Prospective Enhancements:
- Monolithic or pre-fabricated integration of lasers and detectors for complete on-chip transceivers, leveraging the underlying Si/SiN PDK and modular TFLN device library (Rahman et al., 1 Apr 2025, Churaev et al., 2021).
- Resonant or slow-light modulator configurations for sub-V drive; stress tuning and crystal orientation engineering for enhanced r₃₃ (Rahman et al., 1 Apr 2025).
- Expansion to multi-functional and multi-material PICs (e.g., integrating BaTiO₃, GaAs) by adopting pillar and tether architectures for μTP (Vandekerckhove et al., 2023).

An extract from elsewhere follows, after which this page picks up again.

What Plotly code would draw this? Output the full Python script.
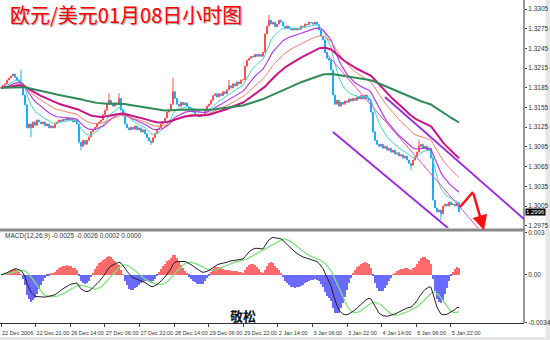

- Automated μTP for batch integration and standard-cell libraries of TFLN elements (Tan et al., 2023).
- Process transfer to higher-throughput, wafer-scale, foundry-standardized assembly for industrial-scale deployment.
7. Applications and Impact
Heterogeneously integrated hybrid TFLN–Si/SiN photonic systems enable:
- State-of-the-art EO modulators for datacenter/AI interconnects with >100 GHz bandwidth, V_π L < 3.8 V·cm, and extinction >30 dB (Rahman et al., 1 Apr 2025, Wu et al., 8 Dec 2025).
- Ultra-low noise, frequency-agile lasers with <10 kHz linewidth and PHz/s EO tuning rate for LiDAR, coherent communications, and quantum interfaces (Snigirev et al., 2021).
- High-Q, low-loss microresonators, EO frequency combs, carrier-envelope offset detection, and nonlinear parametric processes on CMOS-compatible photonic platforms (Churaev et al., 2021).
- Dense optical transceivers, with full integration of passive routing, EO modulation, direct-detection, and advanced multiplexing, all fabricated in or compatible with standard silicon foundry flows (Wu et al., 8 Dec 2025, Niels et al., 19 Dec 2024).
A plausible implication is that as interface and process challenges continue to be resolved, these platforms will further trend toward complete, modular, and vertically integrated photonic-electronic systems for advanced telecommunications, quantum photonics, and beyond.